Now, what has this got to do with whether you stay or not? A year after we started, we made offers on a number of different older apartment projects on the beach near our site. We went to contract on a 65 year old apartment complex with 345 units. The contract was for $112M PLUS a 6% commission that we had to pay. This site was only 8 blocks south of our project being built,
but the word was already out that we were getting high prices. WE actually lost that contract to someone who had a Right of First Refusal with the Condo Association, which they initiated 17 years previously.
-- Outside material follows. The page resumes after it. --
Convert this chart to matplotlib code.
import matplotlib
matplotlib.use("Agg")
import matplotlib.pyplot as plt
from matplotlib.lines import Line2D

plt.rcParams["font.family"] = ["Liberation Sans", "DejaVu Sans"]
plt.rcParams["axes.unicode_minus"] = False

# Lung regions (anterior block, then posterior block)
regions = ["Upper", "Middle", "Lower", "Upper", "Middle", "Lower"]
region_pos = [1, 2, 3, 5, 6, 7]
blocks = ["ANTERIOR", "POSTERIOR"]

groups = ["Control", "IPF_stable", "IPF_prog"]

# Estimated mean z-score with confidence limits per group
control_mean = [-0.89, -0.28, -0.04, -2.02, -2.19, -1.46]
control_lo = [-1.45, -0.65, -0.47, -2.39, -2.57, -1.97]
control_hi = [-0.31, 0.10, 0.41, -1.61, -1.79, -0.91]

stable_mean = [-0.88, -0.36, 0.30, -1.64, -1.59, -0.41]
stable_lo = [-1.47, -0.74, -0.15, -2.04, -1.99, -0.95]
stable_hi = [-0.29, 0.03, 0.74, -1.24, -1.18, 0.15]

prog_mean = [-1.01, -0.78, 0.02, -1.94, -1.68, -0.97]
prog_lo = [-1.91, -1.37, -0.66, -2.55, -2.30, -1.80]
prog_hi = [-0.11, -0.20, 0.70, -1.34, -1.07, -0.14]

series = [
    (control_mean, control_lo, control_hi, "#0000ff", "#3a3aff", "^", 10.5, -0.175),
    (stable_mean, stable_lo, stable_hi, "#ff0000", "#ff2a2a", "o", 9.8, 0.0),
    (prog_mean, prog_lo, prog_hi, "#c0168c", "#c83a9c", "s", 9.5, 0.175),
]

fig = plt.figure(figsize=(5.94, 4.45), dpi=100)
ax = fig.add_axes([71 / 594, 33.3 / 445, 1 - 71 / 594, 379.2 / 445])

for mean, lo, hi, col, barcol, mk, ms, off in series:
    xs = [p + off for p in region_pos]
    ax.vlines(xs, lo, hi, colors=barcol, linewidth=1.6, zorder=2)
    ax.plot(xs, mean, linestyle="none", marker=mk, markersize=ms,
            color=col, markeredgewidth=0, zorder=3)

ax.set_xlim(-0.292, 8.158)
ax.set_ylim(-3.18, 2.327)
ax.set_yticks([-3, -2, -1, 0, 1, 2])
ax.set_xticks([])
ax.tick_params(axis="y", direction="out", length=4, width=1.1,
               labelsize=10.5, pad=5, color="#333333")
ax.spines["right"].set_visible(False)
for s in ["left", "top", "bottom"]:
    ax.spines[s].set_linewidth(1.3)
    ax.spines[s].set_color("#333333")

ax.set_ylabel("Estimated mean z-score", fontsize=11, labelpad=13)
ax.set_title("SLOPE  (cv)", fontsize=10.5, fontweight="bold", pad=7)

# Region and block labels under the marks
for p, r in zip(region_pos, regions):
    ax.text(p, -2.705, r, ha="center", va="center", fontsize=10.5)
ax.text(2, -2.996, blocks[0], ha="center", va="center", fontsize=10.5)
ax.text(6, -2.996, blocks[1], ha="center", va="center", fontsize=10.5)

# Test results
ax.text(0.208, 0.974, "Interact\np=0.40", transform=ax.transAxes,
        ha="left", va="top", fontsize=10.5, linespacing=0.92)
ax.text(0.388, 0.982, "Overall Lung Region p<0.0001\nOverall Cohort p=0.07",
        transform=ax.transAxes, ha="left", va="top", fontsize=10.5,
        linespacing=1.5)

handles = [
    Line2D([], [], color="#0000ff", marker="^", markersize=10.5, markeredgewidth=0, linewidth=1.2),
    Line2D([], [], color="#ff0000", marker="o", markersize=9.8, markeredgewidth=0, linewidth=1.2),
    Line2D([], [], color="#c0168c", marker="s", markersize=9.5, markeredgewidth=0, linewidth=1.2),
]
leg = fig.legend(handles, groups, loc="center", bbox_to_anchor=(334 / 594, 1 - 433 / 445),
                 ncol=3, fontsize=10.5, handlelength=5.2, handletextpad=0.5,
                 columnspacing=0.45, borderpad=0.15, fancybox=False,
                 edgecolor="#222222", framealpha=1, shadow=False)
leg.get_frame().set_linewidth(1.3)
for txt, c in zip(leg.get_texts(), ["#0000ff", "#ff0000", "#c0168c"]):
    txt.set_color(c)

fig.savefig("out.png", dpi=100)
FINALLY. When we finally lost that contract, we made an offer on a 180 unit site just 4 blocks south of us. One year after offering approx $325K per unit, prices had risen to such a degree that we offered $650K per key for the new contract, exactly double in one year. Amazing, right? What's amazing is that they turned us down, and they are holding out for $1.1M per unit, an unbelievable number. So far, no developer has taken their deal. Sometimes people outsmart themselves and miss the market.
In your case, with a Renzo Piano building going up across the street, the prices are going to escalate, maybe even skyrocket. with so much movement going on around you, I highly recommend for you to Hold Out and Wait.
BTW, keep me posted. Send me your exact address, as well as the address of the Piano building across the street. Maybe we'll buy it. You never know. We just paid $105M for a 40,000 sf site in Miami. Of course we can build a 1000 ft structure with 1, 520, 000 sf, but it's similar to your situation. Send me the addresses please. We work with Blackstone out of NYC, as well as Guggenheim and the Pritzkers, and I'm sure one of them would love this possibility.